→ **Dataset section**

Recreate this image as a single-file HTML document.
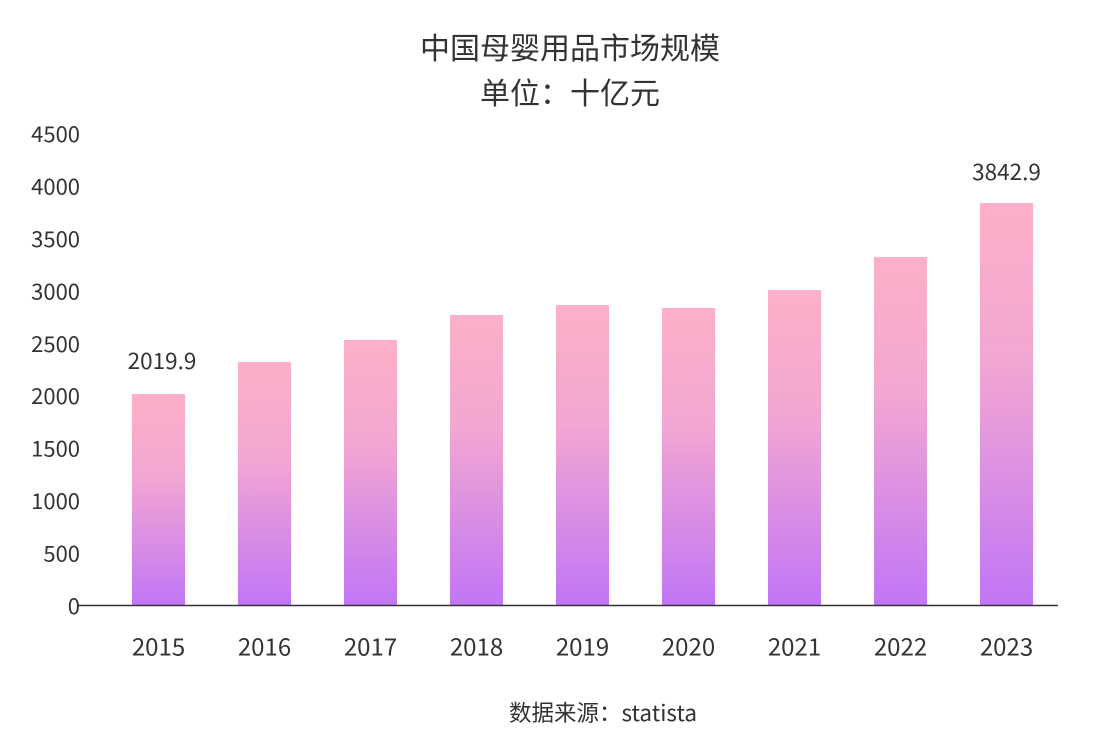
<!DOCTYPE html>
<html><head><meta charset="utf-8"><style>
html,body{margin:0;padding:0;background:#fff;}
text{font-family:"Noto Sans CJK SC","Liberation Sans",sans-serif;fill:#333;dominant-baseline:central;}
</style></head><body>
<svg width="1110" height="736" viewBox="0 0 1110 736" xmlns="http://www.w3.org/2000/svg">
<defs><linearGradient id="g" x1="0" y1="0" x2="0" y2="1">
<stop offset="0" stop-color="#fdb0c8"/><stop offset="0.4" stop-color="#f2a6d2"/><stop offset="1" stop-color="#c176f6"/></linearGradient></defs>
<text x="570" y="46" font-size="30" text-anchor="middle">中国母婴用品市场规模</text>
<text x="570" y="91" font-size="30" text-anchor="middle">单位：十亿元</text>
<g font-size="22" text-anchor="end">
<text x="80" y="605">0</text><text x="80" y="552.6">500</text><text x="80" y="500.1">1000</text>
<text x="80" y="447.7">1500</text><text x="80" y="395.2">2000</text><text x="80" y="342.8">2500</text>
<text x="80" y="290.3">3000</text><text x="80" y="237.9">3500</text><text x="80" y="185.4">4000</text>
<text x="80" y="133">4500</text></g>
<g fill="url(#g)">
<rect x="132" y="394" width="53" height="211"/>
<rect x="238" y="362" width="53" height="243"/>
<rect x="344" y="340" width="53" height="265"/>
<rect x="450" y="315" width="53" height="290"/>
<rect x="556" y="305" width="53" height="300"/>
<rect x="662" y="308" width="53" height="297"/>
<rect x="768" y="290" width="53" height="315"/>
<rect x="874" y="257" width="53" height="348"/>
<rect x="980" y="203" width="53" height="402"/>
</g>
<line x1="78" y1="605.5" x2="1058" y2="605.5" stroke="#333" stroke-width="1.5"/>
<g font-size="24" text-anchor="middle">
<text x="158.5" y="645">2015</text><text x="264.5" y="645">2016</text><text x="370.5" y="645">2017</text>
<text x="476.5" y="645">2018</text><text x="582.5" y="645">2019</text><text x="688.5" y="645">2020</text>
<text x="794.5" y="645">2021</text><text x="900.5" y="645">2022</text><text x="1006.5" y="645">2023</text>
</g>
<g font-size="22.5" text-anchor="middle">
<text x="162" y="360">2019.9</text><text x="1006.5" y="171">3842.9</text>
</g>
<text x="603" y="712" font-size="22.5" text-anchor="middle">数据来源：statista</text>
</svg>
</body></html>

→ **Given exercise**
Your task is an exact transcription of all the data, minus the pictures.

→ **Solution to this problem**
Recreate this image as a single-file HTML document.
<!DOCTYPE html>
<html><head><meta charset="utf-8"><style>
html,body{margin:0;padding:0;background:#fff;}
text{font-family:"Noto Sans CJK SC","Liberation Sans",sans-serif;fill:#333;dominant-baseline:central;}
</style></head><body>
<svg width="1110" height="736" viewBox="0 0 1110 736" xmlns="http://www.w3.org/2000/svg">
<defs><linearGradient id="g" x1="0" y1="0" x2="0" y2="1">
<stop offset="0" stop-color="#fdb0c8"/><stop offset="0.4" stop-color="#f2a6d2"/><stop offset="1" stop-color="#c176f6"/></linearGradient></defs>
<text x="570" y="46" font-size="30" text-anchor="middle">中国母婴用品市场规模</text>
<text x="570" y="91" font-size="30" text-anchor="middle">单位：十亿元</text>
<g font-size="22" text-anchor="end">
<text x="80" y="605">0</text><text x="80" y="552.6">500</text><text x="80" y="500.1">1000</text>
<text x="80" y="447.7">1500</text><text x="80" y="395.2">2000</text><text x="80" y="342.8">2500</text>
<text x="80" y="290.3">3000</text><text x="80" y="237.9">3500</text><text x="80" y="185.4">4000</text>
<text x="80" y="133">4500</text></g>
<g fill="url(#g)">
<rect x="132" y="394" width="53" height="211"/>
<rect x="238" y="362" width="53" height="243"/>
<rect x="344" y="340" width="53" height="265"/>
<rect x="450" y="315" width="53" height="290"/>
<rect x="556" y="305" width="53" height="300"/>
<rect x="662" y="308" width="53" height="297"/>
<rect x="768" y="290" width="53" height="315"/>
<rect x="874" y="257" width="53" height="348"/>
<rect x="980" y="203" width="53" height="402"/>
</g>
<line x1="78" y1="605.5" x2="1058" y2="605.5" stroke="#333" stroke-width="1.5"/>
<g font-size="24" text-anchor="middle">
<text x="158.5" y="645">2015</text><text x="264.5" y="645">2016</text><text x="370.5" y="645">2017</text>
<text x="476.5" y="645">2018</text><text x="582.5" y="645">2019</text><text x="688.5" y="645">2020</text>
<text x="794.5" y="645">2021</text><text x="900.5" y="645">2022</text><text x="1006.5" y="645">2023</text>
</g>
<g font-size="22.5" text-anchor="middle">
<text x="162" y="360">2019.9</text><text x="1006.5" y="171">3842.9</text>
</g>
<text x="603" y="712" font-size="22.5" text-anchor="middle">数据来源：statista</text>
</svg>
</body></html>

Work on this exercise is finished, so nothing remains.